**What to produce**
Locate the line bearing "Give me the Plotly source for this chart." in the material below, then reproduce it and each following line up to and including the line bearing "y_ticks = [0, 20, 40, 60, 80, 100, 120, 140]".

**Records supplied**
──────
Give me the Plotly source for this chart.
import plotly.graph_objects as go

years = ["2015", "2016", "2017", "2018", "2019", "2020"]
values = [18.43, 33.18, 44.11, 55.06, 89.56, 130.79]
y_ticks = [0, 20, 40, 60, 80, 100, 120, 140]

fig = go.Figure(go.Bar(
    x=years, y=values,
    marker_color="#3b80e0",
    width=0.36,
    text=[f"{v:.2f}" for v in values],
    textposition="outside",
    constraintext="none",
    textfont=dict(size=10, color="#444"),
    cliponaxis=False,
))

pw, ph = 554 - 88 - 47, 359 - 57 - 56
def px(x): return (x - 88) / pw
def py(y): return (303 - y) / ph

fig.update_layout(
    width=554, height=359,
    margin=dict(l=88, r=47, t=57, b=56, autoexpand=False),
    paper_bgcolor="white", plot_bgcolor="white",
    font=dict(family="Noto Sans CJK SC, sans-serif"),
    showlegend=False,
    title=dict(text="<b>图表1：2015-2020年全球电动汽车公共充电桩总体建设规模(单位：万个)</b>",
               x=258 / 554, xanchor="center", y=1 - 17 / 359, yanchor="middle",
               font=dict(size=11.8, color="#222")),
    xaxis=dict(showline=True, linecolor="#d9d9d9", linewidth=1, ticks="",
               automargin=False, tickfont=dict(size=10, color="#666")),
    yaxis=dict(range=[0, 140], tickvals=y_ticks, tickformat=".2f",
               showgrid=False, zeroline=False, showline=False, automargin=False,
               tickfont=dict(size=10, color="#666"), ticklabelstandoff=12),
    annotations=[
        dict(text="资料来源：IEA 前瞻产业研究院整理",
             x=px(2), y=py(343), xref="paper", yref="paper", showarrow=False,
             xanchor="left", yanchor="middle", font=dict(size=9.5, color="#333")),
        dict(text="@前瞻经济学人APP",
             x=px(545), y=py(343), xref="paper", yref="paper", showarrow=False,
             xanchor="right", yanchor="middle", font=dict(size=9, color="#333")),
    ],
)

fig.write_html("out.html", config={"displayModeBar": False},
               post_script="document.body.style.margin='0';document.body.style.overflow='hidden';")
──────
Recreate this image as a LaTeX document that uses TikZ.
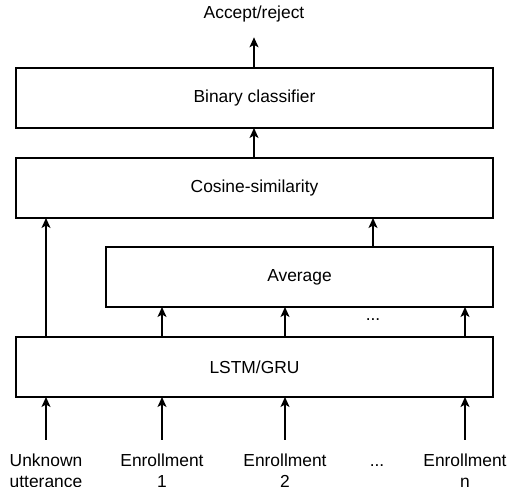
──────
**Task answer**
Give me the Plotly source for this chart.
import plotly.graph_objects as go

years = ["2015", "2016", "2017", "2018", "2019", "2020"]
values = [18.43, 33.18, 44.11, 55.06, 89.56, 130.79]
y_ticks = [0, 20, 40, 60, 80, 100, 120, 140]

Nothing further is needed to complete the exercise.